Input records:

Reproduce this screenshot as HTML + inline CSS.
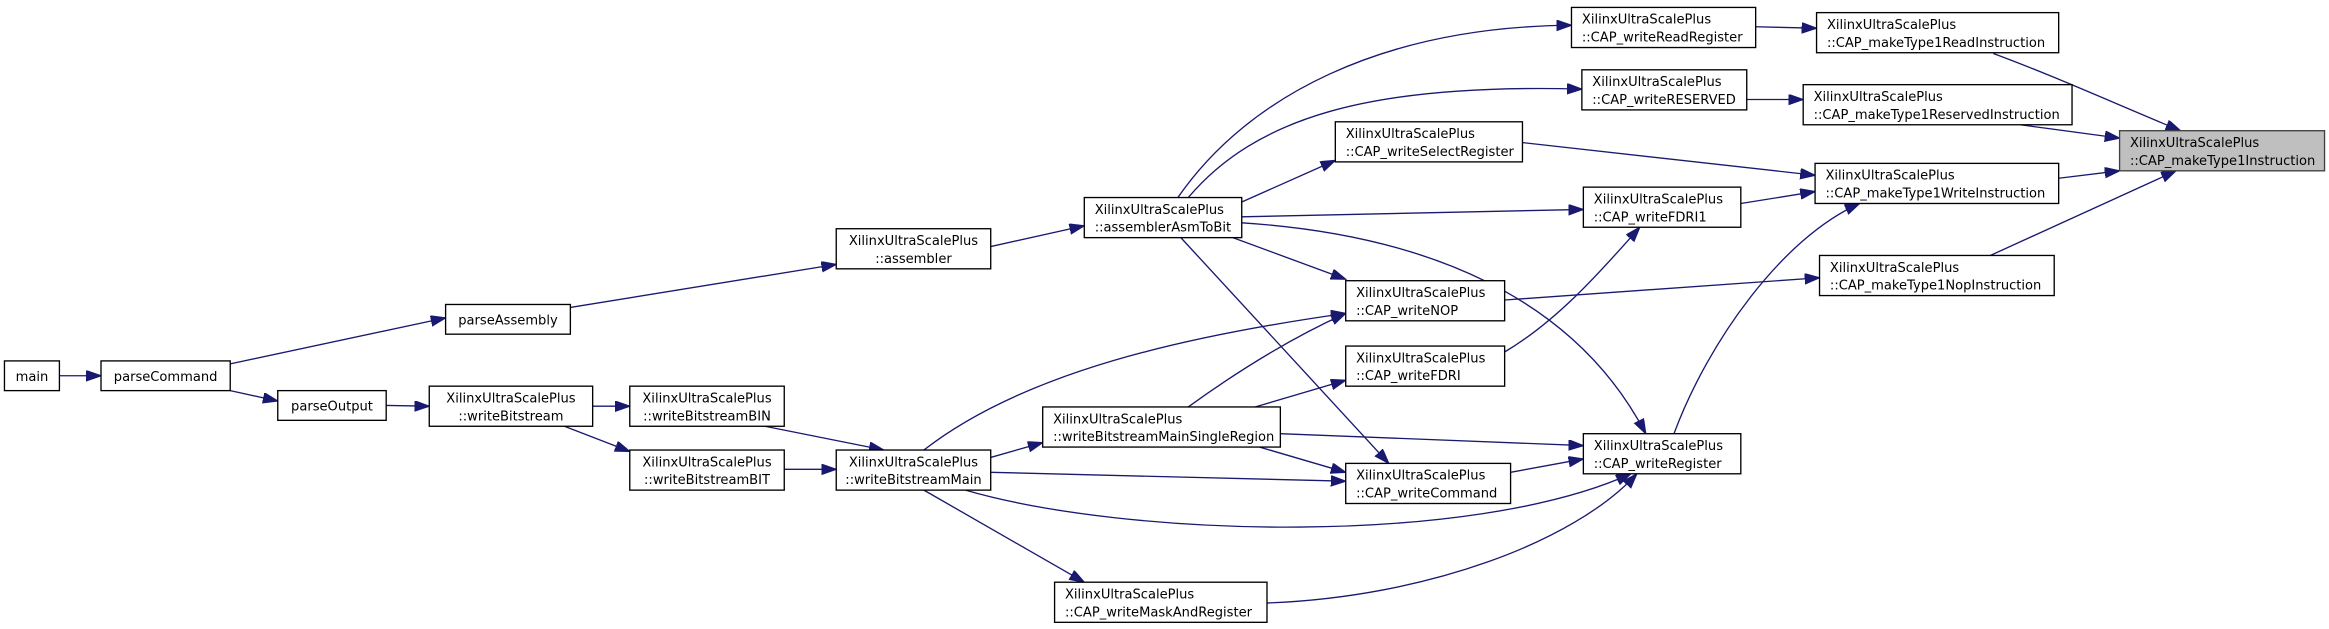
<!DOCTYPE html>
<html><head><meta charset="utf-8"><style>
html,body{margin:0;padding:0;background:#fff;}
svg{display:block;}
text{font-family:"DejaVu Sans","Liberation Sans",sans-serif;font-size:8.8px;fill:#000;}
.n{fill:#fff;stroke:#000;stroke-width:0.9;}
.e{fill:none;stroke:#191970;stroke-width:0.9;marker-end:url(#a);}
</style></head><body>
<svg width="2329" height="629" viewBox="0 0 1568 423.5" preserveAspectRatio="none" xmlns="http://www.w3.org/2000/svg">
<defs><marker id="a" markerUnits="userSpaceOnUse" markerWidth="11" markerHeight="8" refX="10" refY="3.5" orient="auto"><path d="M0,0 L10,3.5 L0,7 z" fill="#191970" stroke="#191970" stroke-width="0.8"/></marker></defs>

<path class="e" d="M40,253 L68,253"/>
<path class="e" d="M155,245 L300,214"/>
<path class="e" d="M155,263 L187,270"/>
<path class="e" d="M260,273 L289,273.5"/>
<path class="e" d="M399,273.5 L424,273.5"/>
<path class="e" d="M380,287 L424,304"/>
<path class="e" d="M515,287 L595,303"/>
<path class="e" d="M528,316 L563,316"/>
<path class="e" d="M384,207 L563,178"/>
<path class="e" d="M667,166 L730,152"/>
<path class="e" d="M793,133 C840,65 930,18 1058,17"/>
<path class="e" d="M800,133 C845,80 920,56 1065,60"/>
<path class="e" d="M836,136 L899,108"/>
<path class="e" d="M836,146 L1066,141"/>
<path class="e" d="M830,160 L906,188"/>
<path class="e" d="M795,160 L935,312"/>
<path class="e" d="M836,150 C960,158 1060,200 1108,292"/>
<path class="e" d="M667,308 L702,298"/>
<path class="e" d="M622,303 C690,250 800,226 906,211"/>
<path class="e" d="M667,318 L906,324"/>
<path class="e" d="M650,330 C760,362 990,368 1098,319"/>
<path class="e" d="M622,330 L730,392"/>
<path class="e" d="M800,274 C840,245 875,225 906,211"/>
<path class="e" d="M845,274 L906,256"/>
<path class="e" d="M862,292 L1066,300"/>
<path class="e" d="M848,301 L906,318"/>
<path class="e" d="M1017,318 L1066,309"/>
<path class="e" d="M853,406 C960,402 1060,365 1102,319"/>
<path class="e" d="M1127,292 C1150,230 1200,160 1252,137"/>
<path class="e" d="M1013,237 C1050,215 1080,180 1104,153"/>
<path class="e" d="M1172,137 L1222,129"/>
<path class="e" d="M1025,96 L1222,118"/>
<path class="e" d="M1013,202 L1225,187"/>
<path class="e" d="M1182,18 L1223,19"/>
<path class="e" d="M1176,67 L1214,67"/>
<path class="e" d="M1342,36 C1380,50 1420,68 1468,88"/>
<path class="e" d="M1360,84 L1427,93"/>
<path class="e" d="M1386,120 L1427,115"/>
<path class="e" d="M1340,172 L1465,115"/>

<rect class="n" x="3" y="243" width="37" height="20"/><text x="21.5" y="256.5" text-anchor="middle">main</text>
<rect class="n" x="68" y="243" width="87" height="20"/><text x="111.5" y="256.5" text-anchor="middle">parseCommand</text>
<rect class="n" x="300" y="205" width="84" height="20"/><text x="342" y="218.5" text-anchor="middle">parseAssembly</text>
<rect class="n" x="187" y="263" width="73" height="20"/><text x="223.5" y="276.5" text-anchor="middle">parseOutput</text>

<g>
<rect class="n" x="289" y="260" width="110" height="27"/><text x="344" y="271" text-anchor="middle">XilinxUltraScalePlus</text><text x="344" y="283" text-anchor="middle">::writeBitstream</text>
<rect class="n" x="424" y="260" width="104" height="27"/><text x="476" y="271" text-anchor="middle">XilinxUltraScalePlus</text><text x="476" y="283" text-anchor="middle">::writeBitstreamBIN</text>
<rect class="n" x="424" y="303" width="104" height="27"/><text x="476" y="314" text-anchor="middle">XilinxUltraScalePlus</text><text x="476" y="326" text-anchor="middle">::writeBitstreamBIT</text>
<rect class="n" x="563" y="154" width="104" height="27"/><text x="615" y="165" text-anchor="middle">XilinxUltraScalePlus</text><text x="615" y="177" text-anchor="middle">::assembler</text>
<rect class="n" x="563" y="303" width="104" height="27"/><text x="615" y="314" text-anchor="middle">XilinxUltraScalePlus</text><text x="615" y="326" text-anchor="middle">::writeBitstreamMain</text>
<rect class="n" x="730" y="133" width="106" height="27"/><text x="737" y="144">XilinxUltraScalePlus</text><text x="737" y="156">::assemblerAsmToBit</text>
<rect class="n" x="702" y="274" width="160" height="27"/><text x="709" y="285">XilinxUltraScalePlus</text><text x="709" y="297">::writeBitstreamMainSingleRegion</text>
<rect class="n" x="710" y="392" width="143" height="27"/><text x="717" y="403">XilinxUltraScalePlus</text><text x="717" y="415">::CAP_writeMaskAndRegister</text>
<rect class="n" x="899" y="82" width="126" height="27"/><text x="906" y="93">XilinxUltraScalePlus</text><text x="906" y="105">::CAP_writeSelectRegister</text>
<rect class="n" x="906" y="189" width="107" height="27"/><text x="913" y="200">XilinxUltraScalePlus</text><text x="913" y="212">::CAP_writeNOP</text>
<rect class="n" x="906" y="233" width="107" height="27"/><text x="913" y="244">XilinxUltraScalePlus</text><text x="913" y="256">::CAP_writeFDRI</text>
<rect class="n" x="906" y="312" width="111" height="27"/><text x="913" y="323">XilinxUltraScalePlus</text><text x="913" y="335">::CAP_writeCommand</text>
<rect class="n" x="1058" y="5" width="124" height="27"/><text x="1065" y="16">XilinxUltraScalePlus</text><text x="1065" y="28">::CAP_writeReadRegister</text>
<rect class="n" x="1065" y="47" width="111" height="27"/><text x="1072" y="58">XilinxUltraScalePlus</text><text x="1072" y="70">::CAP_writeRESERVED</text>
<rect class="n" x="1066" y="126" width="106" height="27"/><text x="1073" y="137">XilinxUltraScalePlus</text><text x="1073" y="149">::CAP_writeFDRI1</text>
<rect class="n" x="1066" y="292" width="106" height="27"/><text x="1073" y="303">XilinxUltraScalePlus</text><text x="1073" y="315">::CAP_writeRegister</text>
<rect class="n" x="1223" y="8.5" width="163" height="27"/><text x="1230" y="19.5">XilinxUltraScalePlus</text><text x="1230" y="31.5">::CAP_makeType1ReadInstruction</text>
<rect class="n" x="1214" y="57" width="181" height="27"/><text x="1221" y="68">XilinxUltraScalePlus</text><text x="1221" y="80">::CAP_makeType1ReservedInstruction</text>
<rect class="n" x="1222" y="110" width="164" height="27"/><text x="1229" y="121">XilinxUltraScalePlus</text><text x="1229" y="133">::CAP_makeType1WriteInstruction</text>
<rect class="n" x="1225" y="172" width="158" height="27"/><text x="1232" y="183">XilinxUltraScalePlus</text><text x="1232" y="195">::CAP_makeType1NopInstruction</text>
<rect x="1427" y="88" width="138" height="27" fill="#bfbfbf" stroke="#404040" stroke-width="0.9"/><text x="1434" y="99">XilinxUltraScalePlus</text><text x="1434" y="111">::CAP_makeType1Instruction</text>
</g>
</svg>
</body></html>
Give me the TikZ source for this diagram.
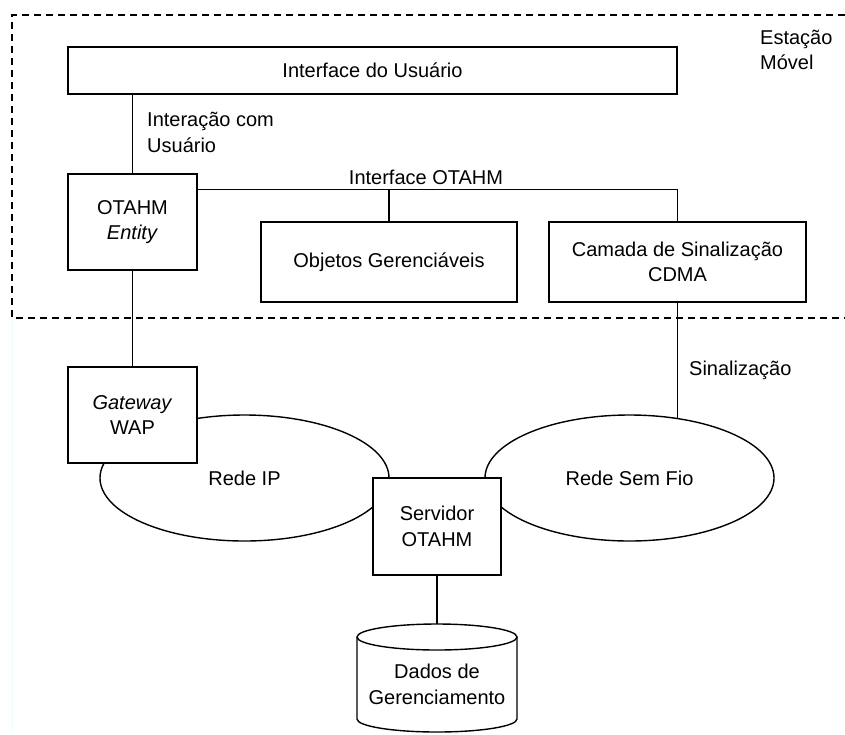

Given request: Reproduce the full listing faithfully, but do not carry over any pictures.

Exercise response:
Reproduce this screenshot as HTML + inline CSS.
<!DOCTYPE html>
<html><head><meta charset="utf-8"><style>
html,body{margin:0;padding:0;background:#fff;}
svg{display:block;}
text{font-family:"DejaVu Sans","Liberation Sans",sans-serif;font-size:8.8px;fill:#000;}
.n{fill:#fff;stroke:#000;stroke-width:0.9;}
.e{fill:none;stroke:#191970;stroke-width:0.9;marker-end:url(#a);}
</style></head><body>
<svg width="2329" height="629" viewBox="0 0 1568 423.5" preserveAspectRatio="none" xmlns="http://www.w3.org/2000/svg">
<defs><marker id="a" markerUnits="userSpaceOnUse" markerWidth="11" markerHeight="8" refX="10" refY="3.5" orient="auto"><path d="M0,0 L10,3.5 L0,7 z" fill="#191970" stroke="#191970" stroke-width="0.8"/></marker></defs>

<path class="e" d="M40,253 L68,253"/>
<path class="e" d="M155,245 L300,214"/>
<path class="e" d="M155,263 L187,270"/>
<path class="e" d="M260,273 L289,273.5"/>
<path class="e" d="M399,273.5 L424,273.5"/>
<path class="e" d="M380,287 L424,304"/>
<path class="e" d="M515,287 L595,303"/>
<path class="e" d="M528,316 L563,316"/>
<path class="e" d="M384,207 L563,178"/>
<path class="e" d="M667,166 L730,152"/>
<path class="e" d="M793,133 C840,65 930,18 1058,17"/>
<path class="e" d="M800,133 C845,80 920,56 1065,60"/>
<path class="e" d="M836,136 L899,108"/>
<path class="e" d="M836,146 L1066,141"/>
<path class="e" d="M830,160 L906,188"/>
<path class="e" d="M795,160 L935,312"/>
<path class="e" d="M836,150 C960,158 1060,200 1108,292"/>
<path class="e" d="M667,308 L702,298"/>
<path class="e" d="M622,303 C690,250 800,226 906,211"/>
<path class="e" d="M667,318 L906,324"/>
<path class="e" d="M650,330 C760,362 990,368 1098,319"/>
<path class="e" d="M622,330 L730,392"/>
<path class="e" d="M800,274 C840,245 875,225 906,211"/>
<path class="e" d="M845,274 L906,256"/>
<path class="e" d="M862,292 L1066,300"/>
<path class="e" d="M848,301 L906,318"/>
<path class="e" d="M1017,318 L1066,309"/>
<path class="e" d="M853,406 C960,402 1060,365 1102,319"/>
<path class="e" d="M1127,292 C1150,230 1200,160 1252,137"/>
<path class="e" d="M1013,237 C1050,215 1080,180 1104,153"/>
<path class="e" d="M1172,137 L1222,129"/>
<path class="e" d="M1025,96 L1222,118"/>
<path class="e" d="M1013,202 L1225,187"/>
<path class="e" d="M1182,18 L1223,19"/>
<path class="e" d="M1176,67 L1214,67"/>
<path class="e" d="M1342,36 C1380,50 1420,68 1468,88"/>
<path class="e" d="M1360,84 L1427,93"/>
<path class="e" d="M1386,120 L1427,115"/>
<path class="e" d="M1340,172 L1465,115"/>

<rect class="n" x="3" y="243" width="37" height="20"/><text x="21.5" y="256.5" text-anchor="middle">main</text>
<rect class="n" x="68" y="243" width="87" height="20"/><text x="111.5" y="256.5" text-anchor="middle">parseCommand</text>
<rect class="n" x="300" y="205" width="84" height="20"/><text x="342" y="218.5" text-anchor="middle">parseAssembly</text>
<rect class="n" x="187" y="263" width="73" height="20"/><text x="223.5" y="276.5" text-anchor="middle">parseOutput</text>

<g>
<rect class="n" x="289" y="260" width="110" height="27"/><text x="344" y="271" text-anchor="middle">XilinxUltraScalePlus</text><text x="344" y="283" text-anchor="middle">::writeBitstream</text>
<rect class="n" x="424" y="260" width="104" height="27"/><text x="476" y="271" text-anchor="middle">XilinxUltraScalePlus</text><text x="476" y="283" text-anchor="middle">::writeBitstreamBIN</text>
<rect class="n" x="424" y="303" width="104" height="27"/><text x="476" y="314" text-anchor="middle">XilinxUltraScalePlus</text><text x="476" y="326" text-anchor="middle">::writeBitstreamBIT</text>
<rect class="n" x="563" y="154" width="104" height="27"/><text x="615" y="165" text-anchor="middle">XilinxUltraScalePlus</text><text x="615" y="177" text-anchor="middle">::assembler</text>
<rect class="n" x="563" y="303" width="104" height="27"/><text x="615" y="314" text-anchor="middle">XilinxUltraScalePlus</text><text x="615" y="326" text-anchor="middle">::writeBitstreamMain</text>
<rect class="n" x="730" y="133" width="106" height="27"/><text x="737" y="144">XilinxUltraScalePlus</text><text x="737" y="156">::assemblerAsmToBit</text>
<rect class="n" x="702" y="274" width="160" height="27"/><text x="709" y="285">XilinxUltraScalePlus</text><text x="709" y="297">::writeBitstreamMainSingleRegion</text>
<rect class="n" x="710" y="392" width="143" height="27"/><text x="717" y="403">XilinxUltraScalePlus</text><text x="717" y="415">::CAP_writeMaskAndRegister</text>
<rect class="n" x="899" y="82" width="126" height="27"/><text x="906" y="93">XilinxUltraScalePlus</text><text x="906" y="105">::CAP_writeSelectRegister</text>
<rect class="n" x="906" y="189" width="107" height="27"/><text x="913" y="200">XilinxUltraScalePlus</text><text x="913" y="212">::CAP_writeNOP</text>
<rect class="n" x="906" y="233" width="107" height="27"/><text x="913" y="244">XilinxUltraScalePlus</text><text x="913" y="256">::CAP_writeFDRI</text>
<rect class="n" x="906" y="312" width="111" height="27"/><text x="913" y="323">XilinxUltraScalePlus</text><text x="913" y="335">::CAP_writeCommand</text>
<rect class="n" x="1058" y="5" width="124" height="27"/><text x="1065" y="16">XilinxUltraScalePlus</text><text x="1065" y="28">::CAP_writeReadRegister</text>
<rect class="n" x="1065" y="47" width="111" height="27"/><text x="1072" y="58">XilinxUltraScalePlus</text><text x="1072" y="70">::CAP_writeRESERVED</text>
<rect class="n" x="1066" y="126" width="106" height="27"/><text x="1073" y="137">XilinxUltraScalePlus</text><text x="1073" y="149">::CAP_writeFDRI1</text>
<rect class="n" x="1066" y="292" width="106" height="27"/><text x="1073" y="303">XilinxUltraScalePlus</text><text x="1073" y="315">::CAP_writeRegister</text>
<rect class="n" x="1223" y="8.5" width="163" height="27"/><text x="1230" y="19.5">XilinxUltraScalePlus</text><text x="1230" y="31.5">::CAP_makeType1ReadInstruction</text>
<rect class="n" x="1214" y="57" width="181" height="27"/><text x="1221" y="68">XilinxUltraScalePlus</text><text x="1221" y="80">::CAP_makeType1ReservedInstruction</text>
<rect class="n" x="1222" y="110" width="164" height="27"/><text x="1229" y="121">XilinxUltraScalePlus</text><text x="1229" y="133">::CAP_makeType1WriteInstruction</text>
<rect class="n" x="1225" y="172" width="158" height="27"/><text x="1232" y="183">XilinxUltraScalePlus</text><text x="1232" y="195">::CAP_makeType1NopInstruction</text>
<rect x="1427" y="88" width="138" height="27" fill="#bfbfbf" stroke="#404040" stroke-width="0.9"/><text x="1434" y="99">XilinxUltraScalePlus</text><text x="1434" y="111">::CAP_makeType1Instruction</text>
</g>
</svg>
</body></html>
Give me the TikZ source for this diagram.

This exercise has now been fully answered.